A: The creepervine is not the villain, but the result of Aetherial intervention in the lifecycle and extinction of its ancestor — interrupting myself to avoid tipping my saucer full of spoilers, but that’s the answer. The creepervine represents a physical and metaphorical expression of evil working from a distance, and the only way to confront that evil is at its source, at the root. The vine has a symbiotic relationship with the Great Trees, and in some ways, acts like a cancer. Generally, any time something unseen creeps slowly toward a band of heroes, devouring the light, and promising the end of a way of life, an analogy forms to all of the insidious, and subtle ways we are unmade as individuals and societies — so it just fits.

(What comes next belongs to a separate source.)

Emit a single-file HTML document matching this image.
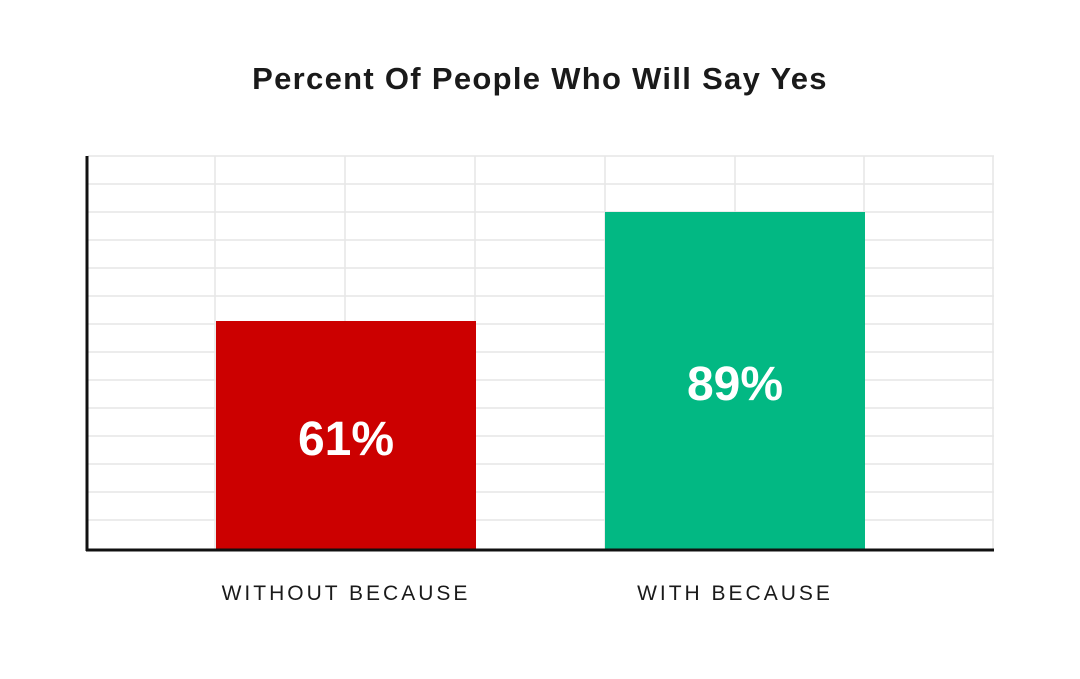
<!DOCTYPE html>
<html><head><style>
body{margin:0;background:#fff;}
svg text{font-family:"Liberation Sans",sans-serif;}
</style></head><body>
<svg width="1080" height="674" xmlns="http://www.w3.org/2000/svg">
<rect width="1080" height="674" fill="#fff"/>
<text x="540" y="89" text-anchor="middle" font-size="31" font-weight="bold" fill="#1a1a1a" letter-spacing="1.3">Percent Of People Who Will Say Yes</text>
<g stroke="#e6e6e6" stroke-width="1.5">
<line x1="88" y1="156" x2="994" y2="156"/>
<line x1="88" y1="184" x2="994" y2="184"/>
<line x1="88" y1="212" x2="994" y2="212"/>
<line x1="88" y1="240" x2="994" y2="240"/>
<line x1="88" y1="268" x2="994" y2="268"/>
<line x1="88" y1="296" x2="994" y2="296"/>
<line x1="88" y1="324" x2="994" y2="324"/>
<line x1="88" y1="352" x2="994" y2="352"/>
<line x1="88" y1="380" x2="994" y2="380"/>
<line x1="88" y1="408" x2="994" y2="408"/>
<line x1="88" y1="436" x2="994" y2="436"/>
<line x1="88" y1="464" x2="994" y2="464"/>
<line x1="88" y1="492" x2="994" y2="492"/>
<line x1="88" y1="520" x2="994" y2="520"/>
<line x1="215" y1="156" x2="215" y2="550"/>
<line x1="345" y1="156" x2="345" y2="550"/>
<line x1="475" y1="156" x2="475" y2="550"/>
<line x1="605" y1="156" x2="605" y2="550"/>
<line x1="735" y1="156" x2="735" y2="550"/>
<line x1="864" y1="156" x2="864" y2="550"/>
<line x1="993" y1="156" x2="993" y2="550"/>
</g>
<rect x="216" y="321" width="260" height="229" fill="#cc0000"/>
<rect x="605" y="212" width="260" height="338" fill="#02b883"/>
<line x1="87" y1="156" x2="87" y2="551" stroke="#111" stroke-width="3"/>
<line x1="86" y1="550" x2="994" y2="550" stroke="#111" stroke-width="3"/>
<text x="346" y="455" text-anchor="middle" font-size="48" font-weight="bold" fill="#fff">61%</text>
<text x="735" y="400" text-anchor="middle" font-size="48" font-weight="bold" fill="#fff">89%</text>
<text x="346" y="600" text-anchor="middle" font-size="21" fill="#1a1a1a" letter-spacing="3">WITHOUT BECAUSE</text>
<text x="735" y="600" text-anchor="middle" font-size="21" fill="#1a1a1a" letter-spacing="3">WITH BECAUSE</text>
</svg>
</body></html>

Sunborn Rising: Beneath the Fall by Aaron Safronoff
My rating: 4 of 5 stars
Sunborn Rising: Beneath the Fall is a wonderful fantasy adventure story featuring three friends who travel farther than they ever thought possible. They are desperate to find a way back to their families, but the truths that they uncover along the journey are instrumental to ensuring the survival of their homelands.
The fantasy world of Sunborn Rising is incredibly well developed and the illustrations go a long way to creating this world fully in rich and vivid colours. The world is full of marvellous things to discover, from plants, to various creatures all living harmoniously together, to the threads that these creatures weave into their tails to mark their most precious memories. It is a world with deep and dark histories. However, because this world is so unique, it took a bit of time to envision and get settled into. I would have liked more illustrations near the beginning of the book of the landscape and had fewer character illustrations so my imagination was free to create them for myself. That being said, the illustrations are INCREDIBLE!
This story moves at a great pace, keeping the adventure going steadily forward and the discoveries interesting and exciting. It was hard to put it down and I certainly wanted to keep reading after the book was finished.
I would definitely recommend it to anyone who likes fantasy and adventure stories, but it is particularly great for middle graders!